WHAT IS EXPECTED: Write the listing below out again exactly, dropping the images.

DATASET EXTRACT:
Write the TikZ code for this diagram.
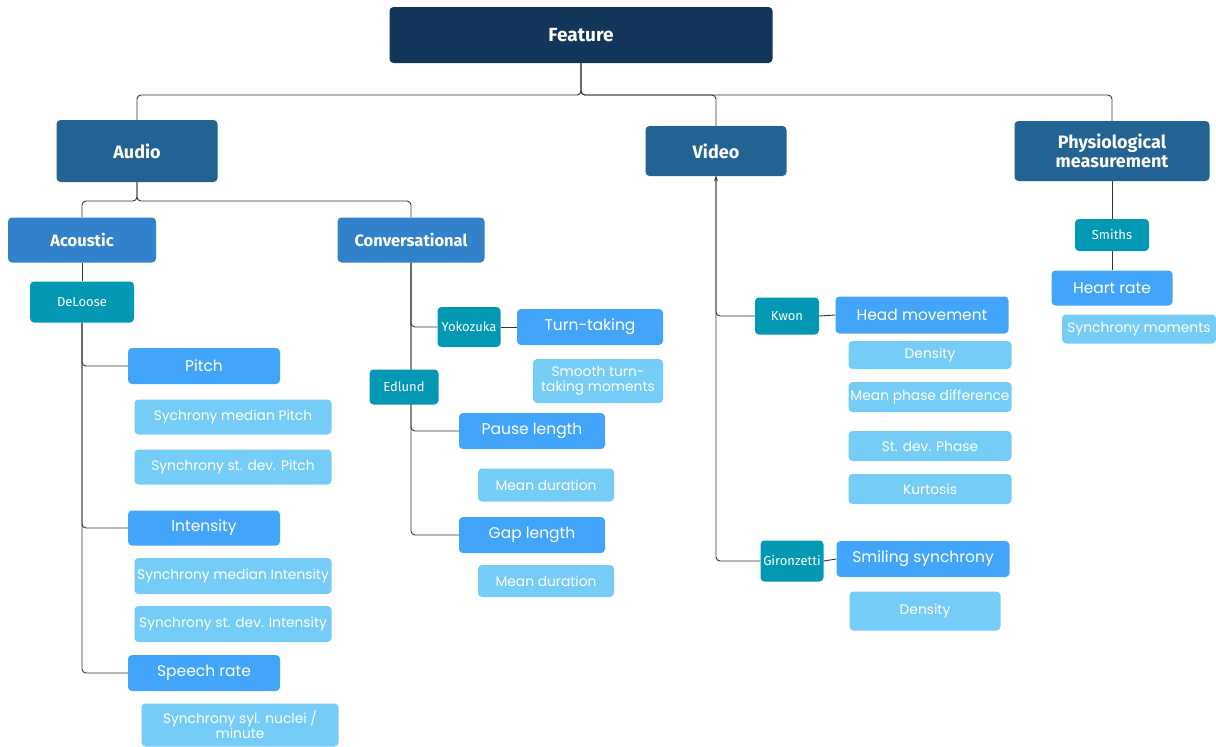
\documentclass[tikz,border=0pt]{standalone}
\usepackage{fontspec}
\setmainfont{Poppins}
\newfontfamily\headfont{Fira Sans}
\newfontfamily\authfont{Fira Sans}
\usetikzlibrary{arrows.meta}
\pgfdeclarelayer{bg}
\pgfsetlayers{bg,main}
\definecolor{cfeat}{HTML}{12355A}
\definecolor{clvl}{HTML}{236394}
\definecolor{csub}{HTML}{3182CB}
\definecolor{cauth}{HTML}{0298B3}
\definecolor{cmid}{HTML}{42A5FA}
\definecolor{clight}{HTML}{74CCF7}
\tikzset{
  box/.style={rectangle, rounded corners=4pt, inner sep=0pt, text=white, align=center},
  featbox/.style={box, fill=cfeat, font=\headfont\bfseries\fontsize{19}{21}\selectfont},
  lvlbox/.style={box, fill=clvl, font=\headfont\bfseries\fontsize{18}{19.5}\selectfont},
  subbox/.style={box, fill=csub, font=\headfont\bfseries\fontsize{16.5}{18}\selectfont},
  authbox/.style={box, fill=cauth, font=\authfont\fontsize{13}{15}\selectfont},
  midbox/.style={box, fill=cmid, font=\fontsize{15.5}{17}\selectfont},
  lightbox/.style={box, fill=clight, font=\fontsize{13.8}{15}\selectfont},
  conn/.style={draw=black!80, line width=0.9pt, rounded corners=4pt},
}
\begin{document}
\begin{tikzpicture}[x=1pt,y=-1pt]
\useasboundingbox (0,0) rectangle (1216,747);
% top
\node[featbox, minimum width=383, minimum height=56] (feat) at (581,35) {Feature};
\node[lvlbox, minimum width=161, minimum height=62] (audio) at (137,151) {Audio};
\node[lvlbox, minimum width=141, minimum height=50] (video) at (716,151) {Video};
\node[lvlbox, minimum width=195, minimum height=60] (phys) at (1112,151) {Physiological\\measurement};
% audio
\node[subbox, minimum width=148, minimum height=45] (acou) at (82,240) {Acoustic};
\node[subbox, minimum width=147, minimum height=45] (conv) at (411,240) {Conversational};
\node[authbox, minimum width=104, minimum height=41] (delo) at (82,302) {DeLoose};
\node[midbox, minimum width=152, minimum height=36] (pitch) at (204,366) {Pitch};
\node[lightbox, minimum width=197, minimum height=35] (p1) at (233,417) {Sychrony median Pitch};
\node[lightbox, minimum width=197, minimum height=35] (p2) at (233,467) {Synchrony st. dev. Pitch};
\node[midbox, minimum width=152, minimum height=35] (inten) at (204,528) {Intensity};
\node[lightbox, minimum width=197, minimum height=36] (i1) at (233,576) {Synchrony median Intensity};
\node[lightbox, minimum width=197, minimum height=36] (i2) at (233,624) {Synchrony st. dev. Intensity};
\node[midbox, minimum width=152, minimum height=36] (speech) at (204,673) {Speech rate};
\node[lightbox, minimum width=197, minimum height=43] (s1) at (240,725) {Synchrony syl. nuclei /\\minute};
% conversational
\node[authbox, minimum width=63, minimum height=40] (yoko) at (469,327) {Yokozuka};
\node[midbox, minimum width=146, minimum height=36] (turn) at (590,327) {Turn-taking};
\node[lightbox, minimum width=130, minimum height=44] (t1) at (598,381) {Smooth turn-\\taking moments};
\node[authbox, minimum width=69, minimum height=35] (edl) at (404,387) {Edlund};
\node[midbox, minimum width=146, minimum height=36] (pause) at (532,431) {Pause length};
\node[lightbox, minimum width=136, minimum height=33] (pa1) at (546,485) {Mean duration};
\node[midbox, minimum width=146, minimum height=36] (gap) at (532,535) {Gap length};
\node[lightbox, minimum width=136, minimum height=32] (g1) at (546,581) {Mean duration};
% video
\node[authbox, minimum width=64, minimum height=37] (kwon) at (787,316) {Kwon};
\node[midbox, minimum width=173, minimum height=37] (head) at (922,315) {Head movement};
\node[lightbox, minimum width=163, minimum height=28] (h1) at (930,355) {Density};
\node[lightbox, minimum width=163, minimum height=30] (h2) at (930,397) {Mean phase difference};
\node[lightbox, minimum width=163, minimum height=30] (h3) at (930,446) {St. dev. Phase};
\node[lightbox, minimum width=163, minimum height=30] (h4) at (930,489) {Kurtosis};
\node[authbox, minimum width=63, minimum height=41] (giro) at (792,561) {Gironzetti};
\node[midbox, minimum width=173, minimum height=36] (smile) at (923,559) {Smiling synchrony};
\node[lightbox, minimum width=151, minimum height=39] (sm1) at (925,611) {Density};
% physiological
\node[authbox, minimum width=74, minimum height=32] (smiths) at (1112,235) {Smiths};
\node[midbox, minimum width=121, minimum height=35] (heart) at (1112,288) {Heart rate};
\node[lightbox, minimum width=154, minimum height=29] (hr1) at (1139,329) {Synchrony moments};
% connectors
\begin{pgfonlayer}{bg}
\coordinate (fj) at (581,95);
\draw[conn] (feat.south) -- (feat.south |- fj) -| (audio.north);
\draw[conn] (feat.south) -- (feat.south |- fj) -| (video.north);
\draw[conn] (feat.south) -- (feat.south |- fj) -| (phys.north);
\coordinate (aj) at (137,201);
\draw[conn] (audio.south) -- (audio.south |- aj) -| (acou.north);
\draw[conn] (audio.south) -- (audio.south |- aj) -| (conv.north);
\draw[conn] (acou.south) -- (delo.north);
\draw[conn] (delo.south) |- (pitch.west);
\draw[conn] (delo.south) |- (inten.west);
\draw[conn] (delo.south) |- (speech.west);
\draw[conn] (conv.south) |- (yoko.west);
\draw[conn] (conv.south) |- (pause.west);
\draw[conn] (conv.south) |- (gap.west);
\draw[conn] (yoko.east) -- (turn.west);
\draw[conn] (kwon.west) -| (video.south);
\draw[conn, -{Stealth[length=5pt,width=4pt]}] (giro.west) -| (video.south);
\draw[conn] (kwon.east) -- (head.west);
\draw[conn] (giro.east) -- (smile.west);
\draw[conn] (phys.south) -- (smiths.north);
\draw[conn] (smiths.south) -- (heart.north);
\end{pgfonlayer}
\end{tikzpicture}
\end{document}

REPLY:
Write the TikZ code for this diagram.
\documentclass[tikz,border=0pt]{standalone}
\usepackage{fontspec}
\setmainfont{Poppins}
\newfontfamily\headfont{Fira Sans}
\newfontfamily\authfont{Fira Sans}
\usetikzlibrary{arrows.meta}
\pgfdeclarelayer{bg}
\pgfsetlayers{bg,main}
\definecolor{cfeat}{HTML}{12355A}
\definecolor{clvl}{HTML}{236394}
\definecolor{csub}{HTML}{3182CB}
\definecolor{cauth}{HTML}{0298B3}
\definecolor{cmid}{HTML}{42A5FA}
\definecolor{clight}{HTML}{74CCF7}
\tikzset{
  box/.style={rectangle, rounded corners=4pt, inner sep=0pt, text=white, align=center},
  featbox/.style={box, fill=cfeat, font=\headfont\bfseries\fontsize{19}{21}\selectfont},
  lvlbox/.style={box, fill=clvl, font=\headfont\bfseries\fontsize{18}{19.5}\selectfont},
  subbox/.style={box, fill=csub, font=\headfont\bfseries\fontsize{16.5}{18}\selectfont},
  authbox/.style={box, fill=cauth, font=\authfont\fontsize{13}{15}\selectfont},
  midbox/.style={box, fill=cmid, font=\fontsize{15.5}{17}\selectfont},
  lightbox/.style={box, fill=clight, font=\fontsize{13.8}{15}\selectfont},
  conn/.style={draw=black!80, line width=0.9pt, rounded corners=4pt},
}
\begin{document}
\begin{tikzpicture}[x=1pt,y=-1pt]
\useasboundingbox (0,0) rectangle (1216,747);
% top
\node[featbox, minimum width=383, minimum height=56] (feat) at (581,35) {Feature};
\node[lvlbox, minimum width=161, minimum height=62] (audio) at (137,151) {Audio};
\node[lvlbox, minimum width=141, minimum height=50] (video) at (716,151) {Video};
\node[lvlbox, minimum width=195, minimum height=60] (phys) at (1112,151) {Physiological\\measurement};
% audio
\node[subbox, minimum width=148, minimum height=45] (acou) at (82,240) {Acoustic};
\node[subbox, minimum width=147, minimum height=45] (conv) at (411,240) {Conversational};
\node[authbox, minimum width=104, minimum height=41] (delo) at (82,302) {DeLoose};
\node[midbox, minimum width=152, minimum height=36] (pitch) at (204,366) {Pitch};
\node[lightbox, minimum width=197, minimum height=35] (p1) at (233,417) {Sychrony median Pitch};
\node[lightbox, minimum width=197, minimum height=35] (p2) at (233,467) {Synchrony st. dev. Pitch};
\node[midbox, minimum width=152, minimum height=35] (inten) at (204,528) {Intensity};
\node[lightbox, minimum width=197, minimum height=36] (i1) at (233,576) {Synchrony median Intensity};
\node[lightbox, minimum width=197, minimum height=36] (i2) at (233,624) {Synchrony st. dev. Intensity};
\node[midbox, minimum width=152, minimum height=36] (speech) at (204,673) {Speech rate};
\node[lightbox, minimum width=197, minimum height=43] (s1) at (240,725) {Synchrony syl. nuclei /\\minute};
% conversational
\node[authbox, minimum width=63, minimum height=40] (yoko) at (469,327) {Yokozuka};
\node[midbox, minimum width=146, minimum height=36] (turn) at (590,327) {Turn-taking};
\node[lightbox, minimum width=130, minimum height=44] (t1) at (598,381) {Smooth turn-\\taking moments};
\node[authbox, minimum width=69, minimum height=35] (edl) at (404,387) {Edlund};
\node[midbox, minimum width=146, minimum height=36] (pause) at (532,431) {Pause length};
\node[lightbox, minimum width=136, minimum height=33] (pa1) at (546,485) {Mean duration};
\node[midbox, minimum width=146, minimum height=36] (gap) at (532,535) {Gap length};
\node[lightbox, minimum width=136, minimum height=32] (g1) at (546,581) {Mean duration};
% video
\node[authbox, minimum width=64, minimum height=37] (kwon) at (787,316) {Kwon};
\node[midbox, minimum width=173, minimum height=37] (head) at (922,315) {Head movement};
\node[lightbox, minimum width=163, minimum height=28] (h1) at (930,355) {Density};
\node[lightbox, minimum width=163, minimum height=30] (h2) at (930,397) {Mean phase difference};
\node[lightbox, minimum width=163, minimum height=30] (h3) at (930,446) {St. dev. Phase};
\node[lightbox, minimum width=163, minimum height=30] (h4) at (930,489) {Kurtosis};
\node[authbox, minimum width=63, minimum height=41] (giro) at (792,561) {Gironzetti};
\node[midbox, minimum width=173, minimum height=36] (smile) at (923,559) {Smiling synchrony};
\node[lightbox, minimum width=151, minimum height=39] (sm1) at (925,611) {Density};
% physiological
\node[authbox, minimum width=74, minimum height=32] (smiths) at (1112,235) {Smiths};
\node[midbox, minimum width=121, minimum height=35] (heart) at (1112,288) {Heart rate};
\node[lightbox, minimum width=154, minimum height=29] (hr1) at (1139,329) {Synchrony moments};
% connectors
\begin{pgfonlayer}{bg}
\coordinate (fj) at (581,95);
\draw[conn] (feat.south) -- (feat.south |- fj) -| (audio.north);
\draw[conn] (feat.south) -- (feat.south |- fj) -| (video.north);
\draw[conn] (feat.south) -- (feat.south |- fj) -| (phys.north);
\coordinate (aj) at (137,201);
\draw[conn] (audio.south) -- (audio.south |- aj) -| (acou.north);
\draw[conn] (audio.south) -- (audio.south |- aj) -| (conv.north);
\draw[conn] (acou.south) -- (delo.north);
\draw[conn] (delo.south) |- (pitch.west);
\draw[conn] (delo.south) |- (inten.west);
\draw[conn] (delo.south) |- (speech.west);
\draw[conn] (conv.south) |- (yoko.west);
\draw[conn] (conv.south) |- (pause.west);
\draw[conn] (conv.south) |- (gap.west);
\draw[conn] (yoko.east) -- (turn.west);
\draw[conn] (kwon.west) -| (video.south);
\draw[conn, -{Stealth[length=5pt,width=4pt]}] (giro.west) -| (video.south);
\draw[conn] (kwon.east) -- (head.west);
\draw[conn] (giro.east) -- (smile.west);
\draw[conn] (phys.south) -- (smiths.north);
\draw[conn] (smiths.south) -- (heart.north);
\end{pgfonlayer}
\end{tikzpicture}
\end{document}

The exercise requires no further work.